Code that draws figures

################

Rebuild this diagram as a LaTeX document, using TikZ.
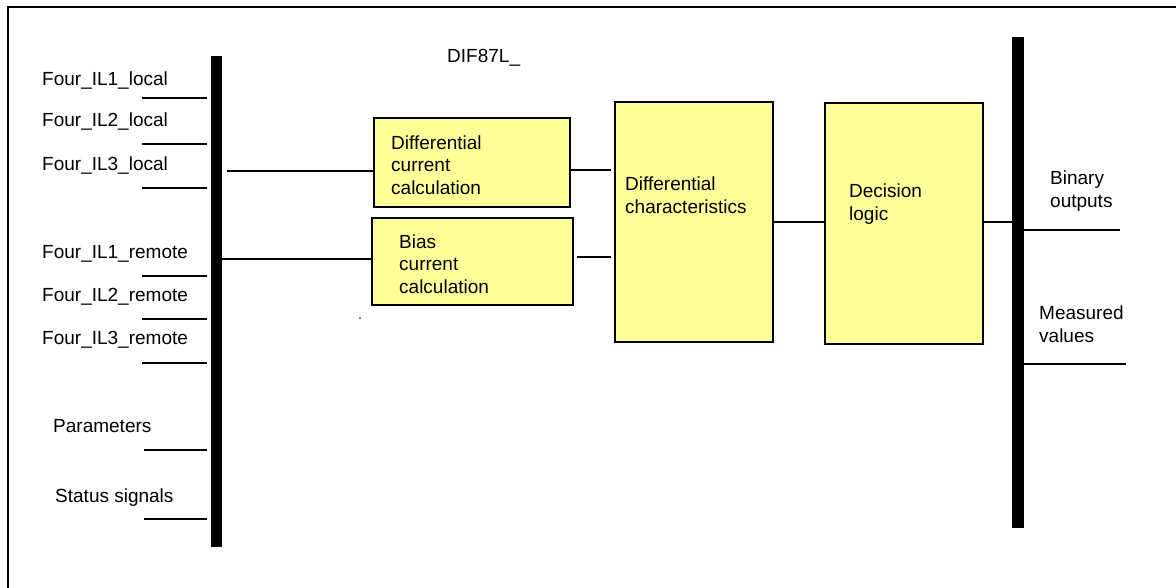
\documentclass[tikz,border=0pt]{standalone}
\usepackage{fontspec}
\setmainfont{Liberation Sans}
\begin{document}
\begin{tikzpicture}[x=1pt,y=-1pt,
  txt/.style={font=\fontsize{19}{22.5}\selectfont, inner sep=0pt, anchor=base west, align=left},
  blk/.style={draw=black, line width=2pt, fill=yellowbox, inner sep=0pt},
  bus/.style={fill=black, draw=none, inner sep=0pt, minimum width=11.5pt, minimum height=491pt},
  wire/.style={line width=1.5pt}]
\definecolor{yellowbox}{HTML}{FFFF99}
\useasboundingbox (0,0) rectangle (1176,587);
% frame
\draw[line width=1.5pt] (8,600) -- (8,7) -- (1180,7);
% buses
\node[bus] (lbus) at (216.5,301.5) {};
\node[bus] (rbus) at (1018,282.5) {};
% boxes
\node[blk, minimum width=196pt, minimum height=89pt] (b1) at (472,162.5) {};
\node[blk, minimum width=201pt, minimum height=87pt] (b2) at (472.5,261.5) {};
\node[blk, minimum width=158pt, minimum height=240pt] (b3) at (694,222) {};
\node[blk, minimum width=158pt, minimum height=241pt] (b4) at (904,223.5) {};
% box texts (anchor = baseline of last line)
\node[txt] (t1) at (391,194) {Differential\\current\\calculation};
\node[txt] (t2) at (399,293) {Bias\\current\\calculation};
\node[txt] (t3) at (625,213) {Differential\\characteristics};
\node[txt] (t4) at (849,220) {Decision\\logic};
\node[txt] (title) at (447,62) {DIF87L\_};
% left labels
\node[txt] (l1) at (42,85) {Four\_IL1\_local};
\node[txt] (l2) at (42,126) {Four\_IL2\_local};
\node[txt] (l3) at (42,170) {Four\_IL3\_local};
\node[txt] (l4) at (42,258) {Four\_IL1\_remote};
\node[txt] (l5) at (42,301) {Four\_IL2\_remote};
\node[txt] (l6) at (42,344) {Four\_IL3\_remote};
\node[txt] (l7) at (53,432) {Parameters};
\node[txt] (l8) at (55,502) {Status signals};
% right labels
\node[txt] (r1) at (1050,207) {Binary\\outputs};
\node[txt] (r2) at (1039,342) {Measured\\values};
% stub coordinates
\coordinate (s1) at (142,98);
\coordinate (s2) at (142,144);
\coordinate (s3) at (142,188);
\coordinate (s4) at (142,276);
\coordinate (s5) at (142,319);
\coordinate (s6) at (142,363);
\coordinate (s7) at (144,450);
\coordinate (s8) at (144,519);
\foreach \s in {s1,s2,s3,s4,s5,s6,s7,s8}
  \draw[wire] (\s) -- ([xshift=-3.5pt]lbus.west |- \s);
% connectors
\coordinate (c1) at (0,171);
\coordinate (c2) at (0,259);
\coordinate (c3) at (0,170);
\coordinate (c4) at (0,257);
\coordinate (c5) at (0,222);
\draw[wire] ([xshift=5pt]lbus.east |- c1) -- (b1.west |- c1);
\draw[wire] (lbus.east |- c2) -- (b2.west |- c2);
\draw[wire] (b1.east |- c3) -- ([xshift=-3pt]b3.west |- c3);
\draw[wire] ([xshift=3pt]b2.east |- c4) -- ([xshift=-3pt]b3.west |- c4);
\draw[wire] (b3.east |- c5) -- (b4.west |- c5);
\draw[wire] (b4.east |- c5) -- (rbus.west |- c5);
\coordinate (o1) at (1120,230);
\coordinate (o2) at (1126,364);
\draw[wire] (rbus.east |- o1) -- (o1);
\draw[wire] (rbus.east |- o2) -- (o2);
% stray dot
\fill (360,318) circle (0.8pt);
\end{tikzpicture}
\end{document}
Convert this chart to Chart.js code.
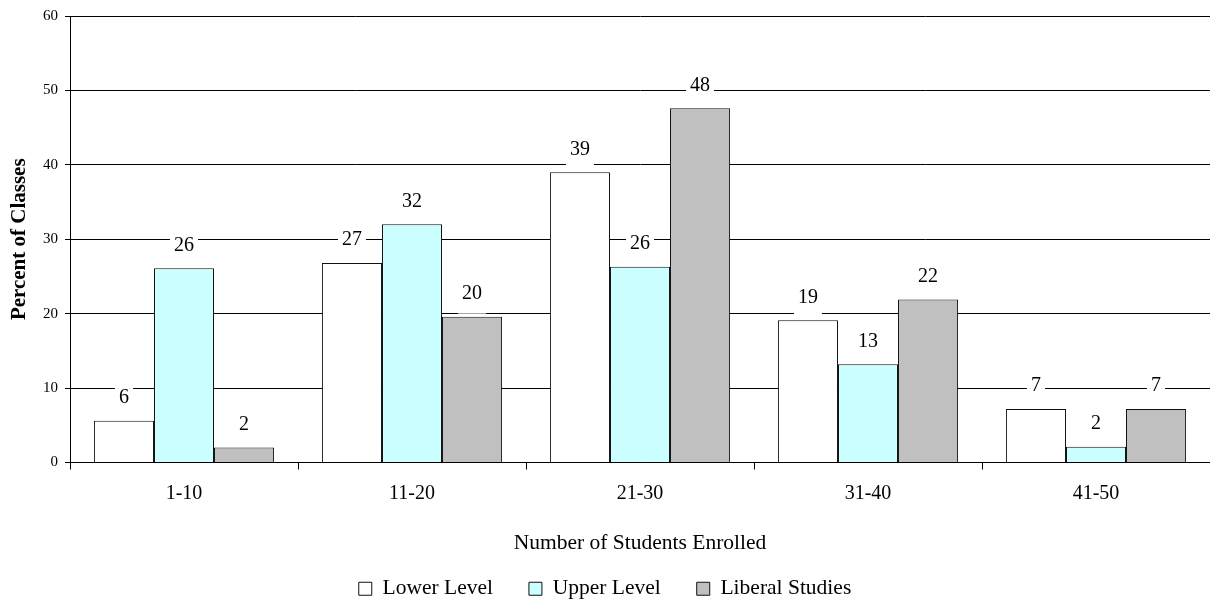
<!DOCTYPE html>
<html>
<head>
<meta charset="utf-8">
<script src="https://cdn.jsdelivr.net/npm/chart.js@4.4.1/dist/chart.umd.min.js"></script>
<style>
	html, body { margin: 0; padding: 0; background: #fff; }
	#wrap { width: 1210px; height: 603px; }
</style>
</head>
<body>
<div id="wrap"><canvas id="chart"></canvas></div>
<script>
const categories = ['1-10', '11-20', '21-30', '31-40', '41-50'];
const lowerLevel = [5.6, 26.8, 39.0, 19.1, 7.2];
const upperLevel = [26.1, 32.0, 26.3, 13.2, 2.1];
const liberalStudies = [2.0, 19.6, 47.6, 21.9, 7.2];
const yTicks = [0, 10, 20, 30, 40, 50, 60];

const serif = '"Liberation Serif", "Times New Roman", serif';

// value labels above each bar, white box knocks out the grid lines
const barLabels = {
	id: 'barLabels',
	afterDatasetsDraw(chart) {
		const ctx = chart.ctx;
		ctx.save();
		ctx.font = '20px ' + serif;
		ctx.textAlign = 'center';
		ctx.textBaseline = 'middle';
		chart.data.datasets.forEach((ds, i) => {
			chart.getDatasetMeta(i).data.forEach((bar, j) => {
				let text = String(Math.round(ds.data[j]));
				let w = ctx.measureText(text).width;
				let cy = bar.y - 24;
				ctx.fillStyle = '#fff';
				ctx.fillRect(bar.x - w / 2 - 4, cy - 13, w + 8, bar.y - 3 - (cy - 13));
				ctx.fillStyle = '#000';
				ctx.fillText(text, bar.x, cy + 1);
			});
		});
		ctx.restore();
	}
};

Chart.defaults.font.family = serif;
Chart.defaults.color = '#000';

new Chart(document.getElementById('chart').getContext('2d'), {
	type: 'bar',
	data: {
		labels: categories,
		datasets: [
			{ label: 'Lower Level', data: lowerLevel, backgroundColor: '#ffffff' },
			{ label: 'Upper Level', data: upperLevel, backgroundColor: '#ccffff' },
			{ label: 'Liberal Studies', data: liberalStudies, backgroundColor: '#c0c0c0' }
		].map(d => Object.assign(d, {
			borderColor: '#111',
			borderWidth: 1,
			categoryPercentage: 0.79,
			barPercentage: 1
		}))
	},
	options: {
		responsive: true,
		maintainAspectRatio: false,
		animation: false,
		layout: { padding: { top: 14, right: 0, bottom: -6.5, left: 0 } },
		plugins: {
			tooltip: { enabled: false },
			legend: {
				position: 'bottom',
				labels: {
					font: { size: 21.5 },
					boxWidth: 13,
					boxHeight: 13,
					padding: 36,
					color: '#000'
				}
			}
		},
		scales: {
			x: {
				grid: {
					drawOnChartArea: false,
					color: '#000',
					tickLength: 7
				},
				border: { color: '#000' },
				ticks: { font: { size: 20 }, padding: 12 },
				title: {
					display: true,
					text: 'Number of Students Enrolled',
					font: { size: 21.5 },
					padding: { top: 0, bottom: -14 }
				},
				afterFit(scale) { scale.height = 79.5; }
			},
			y: {
				min: 0,
				max: 60,
				afterBuildTicks(scale) { scale.ticks = yTicks.map(v => ({ value: v })); },
				grid: { color: '#000', tickLength: 5 },
				border: { color: '#000' },
				ticks: { font: { size: 15 }, padding: 7 },
				title: {
					display: true,
					text: 'Percent of Classes',
					font: { size: 21, weight: 'bold' },
					padding: { top: 7, bottom: 0 }
				},
				afterFit(scale) { scale.width = 70; }
			}
		}
	},
	plugins: [barLabels]
});
</script>
</body>
</html>
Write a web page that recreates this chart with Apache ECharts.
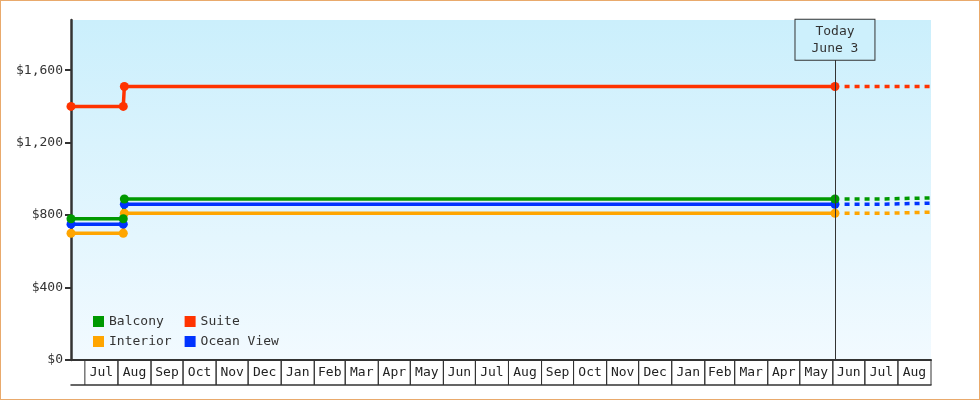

################

■ What the exercise asks
Copy out each line in the listing that has the word "this".

■ Full answer
Rebuild this diagram as a LaTeX document, using TikZ.
Convert this chart to Chart.js code.
Write a web page that recreates this chart with Apache ECharts.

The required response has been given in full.